An Analysis of Agent Earnings in Fee-for-service Savings Groups
This paper shares findings from a large-scale randomized control trial of households that participated in Savings and Internal Lending Community groups in Kenya, Tanzania and Uganda. It looks at patterns in group payments. It also compares Private Service Providers’ incomes and field agents’ stipends. The finding indicates that fee-for-service savings group agents show high variability in their earnings, with most earning less than the stipends paid under the traditional Field Agent model.
About SILC Innovations
Savings and Internal Lending Communities (SILC) is a model developed by Catholic Relief Services for user-owned, self-managed, savings and credit groups. A SILC typically comprises 15-30 self-selecting members, and offers a frequent, convenient, and safe opportunity to save. SILC helps members build useful lump sums that become available at a pre-determined time and allows them to access small loans or emergency grants for investment and consumption.

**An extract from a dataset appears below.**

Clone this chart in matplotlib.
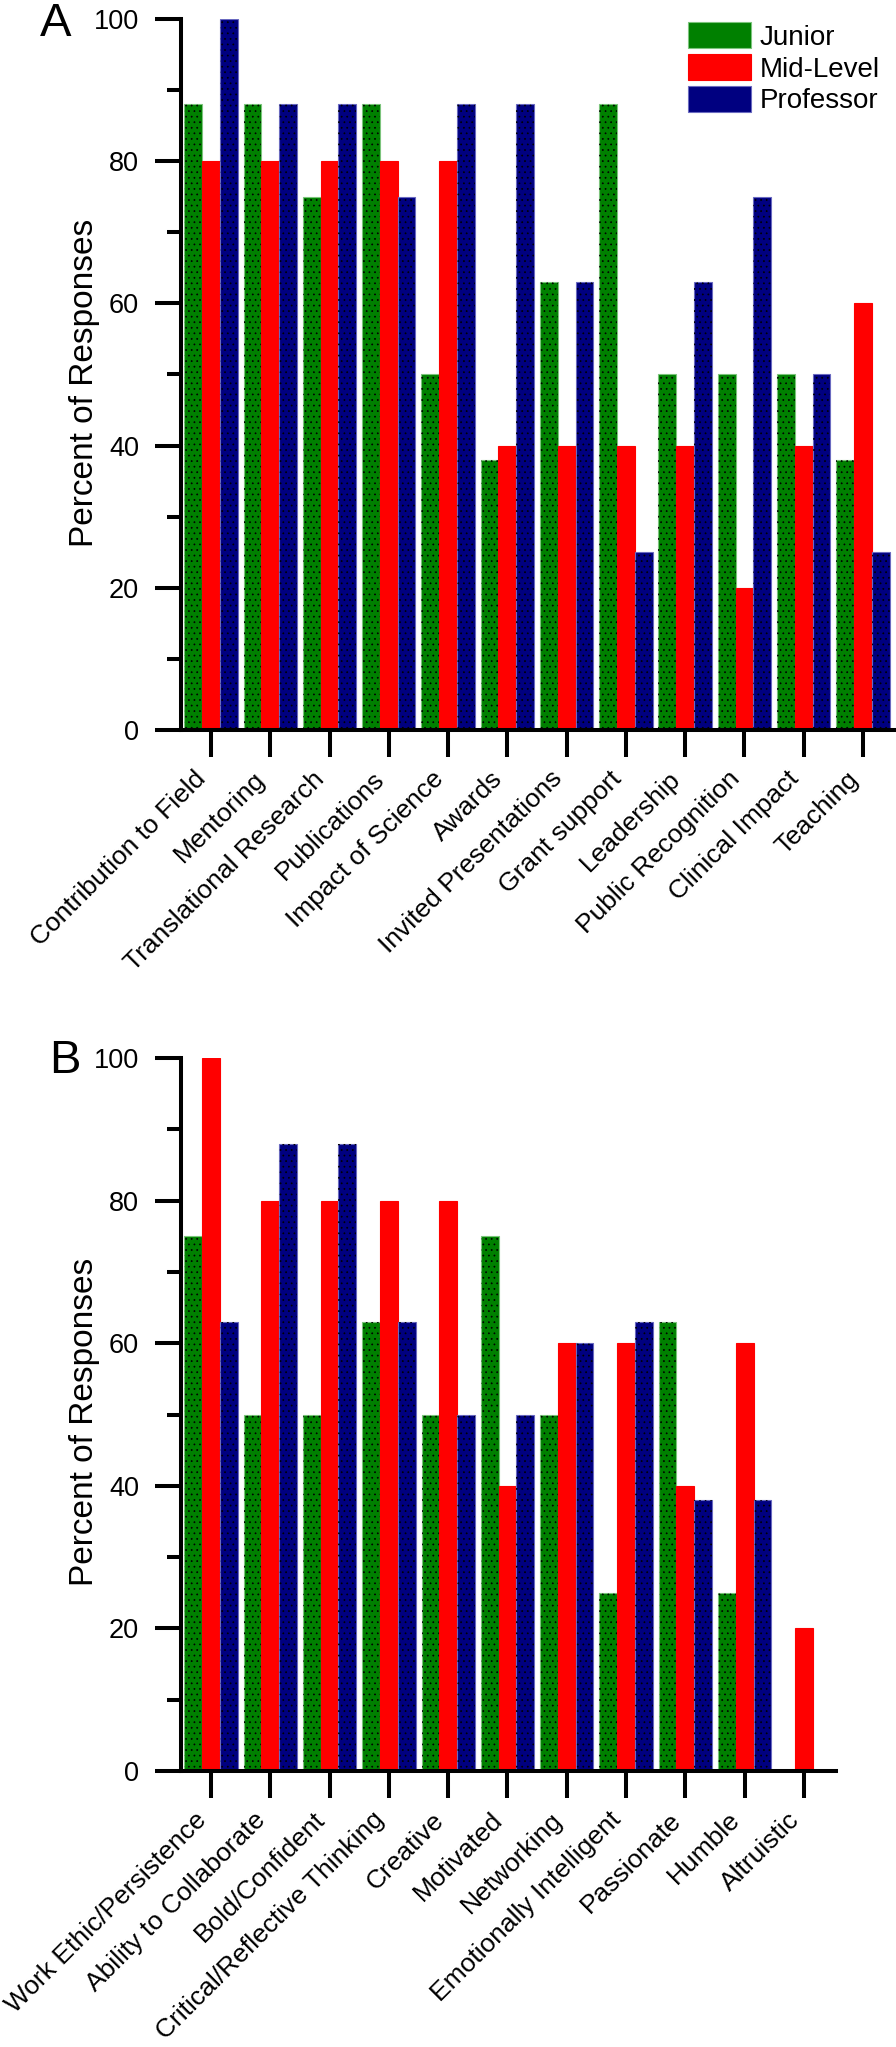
import matplotlib
matplotlib.use('Agg')
import matplotlib.pyplot as plt
import numpy as np
from matplotlib.ticker import MultipleLocator, FixedLocator
from matplotlib.patches import Patch

plt.rcParams['font.family'] = ['Liberation Sans', 'DejaVu Sans']
plt.rcParams['hatch.linewidth'] = 0.5

series = ['Junior', 'Mid-Level', 'Professor']
colors = ['#008000', '#ff0000', '#000080']
edges = ['#7cc47c', '#ff0000', '#6a6ac0']
hatches = ['...', '', '...']

categories_a = ['Contribution to Field', 'Mentoring', 'Translational Research', 'Publications',
                'Impact of Science', 'Awards', 'Invited Presentations', 'Grant support',
                'Leadership', 'Public Recognition', 'Clinical Impact', 'Teaching']
junior_a = [88, 88, 75, 88, 50, 38, 63, 88, 50, 50, 50, 38]
mid_a = [80, 80, 80, 80, 80, 40, 40, 40, 40, 20, 40, 60]
prof_a = [100, 88, 88, 75, 88, 88, 63, 25, 63, 75, 50, 25]

categories_b = ['Work Ethic/Persistence', 'Ability to Collaborate', 'Bold/Confident',
                'Critical/Reflective Thinking', 'Creative', 'Motivated', 'Networking',
                'Emotionally Intelligent', 'Passionate', 'Humble', 'Altruistic']
junior_b = [75, 50, 50, 63, 50, 75, 50, 25, 63, 25, 0]
mid_b = [100, 80, 80, 80, 80, 40, 60, 60, 40, 60, 20]
prof_b = [63, 88, 88, 63, 50, 50, 60, 63, 38, 38, 0]

W, H = 896, 2047
DPI = 100
fig = plt.figure(figsize=(W / DPI, H / DPI), dpi=DPI)


def rect(left, right, top, bottom):
    return [left / W, 1 - bottom / H, (right - left) / W, (bottom - top) / H]


LW = 2.9


def draw_panel(ax, cats, vals, xmax):
    x = np.arange(len(cats))
    w = 0.3
    for i, v in enumerate(vals):
        pos = x + (i - 1) * w
        ax.bar(pos, v, width=w, color=colors[i], edgecolor=edges[i], linewidth=0.8, zorder=2)
        if hatches[i]:
            ax.bar(pos, v, width=w, facecolor='none', edgecolor='black', linewidth=0,
                   hatch=hatches[i], zorder=3)
    ax.set_xlim(-0.506, xmax)
    ax.set_ylim(0, 100)
    for s in ['top', 'right']:
        ax.spines[s].set_visible(False)
    for s in ['left', 'bottom']:
        ax.spines[s].set_linewidth(LW)
        ax.spines[s].set_zorder(5)
    ax.yaxis.set_major_locator(MultipleLocator(20))
    ax.yaxis.set_minor_locator(FixedLocator([10, 30, 50, 70, 90]))
    ax.tick_params(axis='y', which='major', length=18.7, width=LW, labelsize=19.5, pad=11.5, direction='out')
    ax.tick_params(axis='y', which='minor', length=10, width=LW, direction='out')
    ax.set_xticks(x)
    ax.set_xticklabels(cats, rotation=45, ha='right', va='top', rotation_mode='default')
    ax.tick_params(axis='x', which='major', length=19.4, width=LW, labelsize=19, pad=7, direction='out')
    ax.tick_params(axis='x', which='minor', bottom=False)


axA = fig.add_axes(rect(181, 896, 19, 730))
draw_panel(axA, categories_a, [junior_a, mid_a, prof_a], 11.557)
axB = fig.add_axes(rect(181, 836, 1058, 1771))
draw_panel(axB, categories_b, [junior_b, mid_b, prof_b], 10.54)

fig.text(84 / W, 1 - 383 / H, 'Percent of Responses', rotation=90, ha='center', va='center', fontsize=24)
fig.text(84 / W, 1 - 1422 / H, 'Percent of Responses', rotation=90, ha='center', va='center', fontsize=24)

fig.text(40 / W, 1 - 36 / H, 'A', fontsize=34, ha='left', va='baseline')
fig.text(49 / W, 1 - 1073 / H, 'B', fontsize=34, ha='left', va='baseline')

handles = [Patch(facecolor=colors[i], edgecolor=edges[i], linewidth=0.8, label=series[i]) for i in range(3)]
leg = axA.legend(handles=handles, loc='upper left', bbox_to_anchor=(688 / W, 1 - 22 / H),
                 bbox_transform=fig.transFigure, frameon=False, fontsize=20,
                 handlelength=2.27, handleheight=1.08, labelspacing=0.12, handletextpad=0.32,
                 borderpad=0, borderaxespad=0)

fig.savefig('out.png', dpi=DPI)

SILC Innovations is a pilot project within CRS’ broader SILC program, funded by the Bill & Melinda Gates Foundation from 2008-2012, which aims to establish local entrepreneurial capacity for sustaining the spread of the savings-group model beyond the funding period. In the project design, the Field Agents (FA) responsible for forming and supporting SILC groups are recruited and paid by the project for up to one year. The FAs then undergo an examination process to become certified as Private Service Providers (PSP), who offer their SILC services to communities on a long-term, fee-for-service basis, with no further project funding. The project currently serves over 350,000 savings group members, mostly rural villagers, across the three pilot countries of Kenya, Tanzania, and Uganda.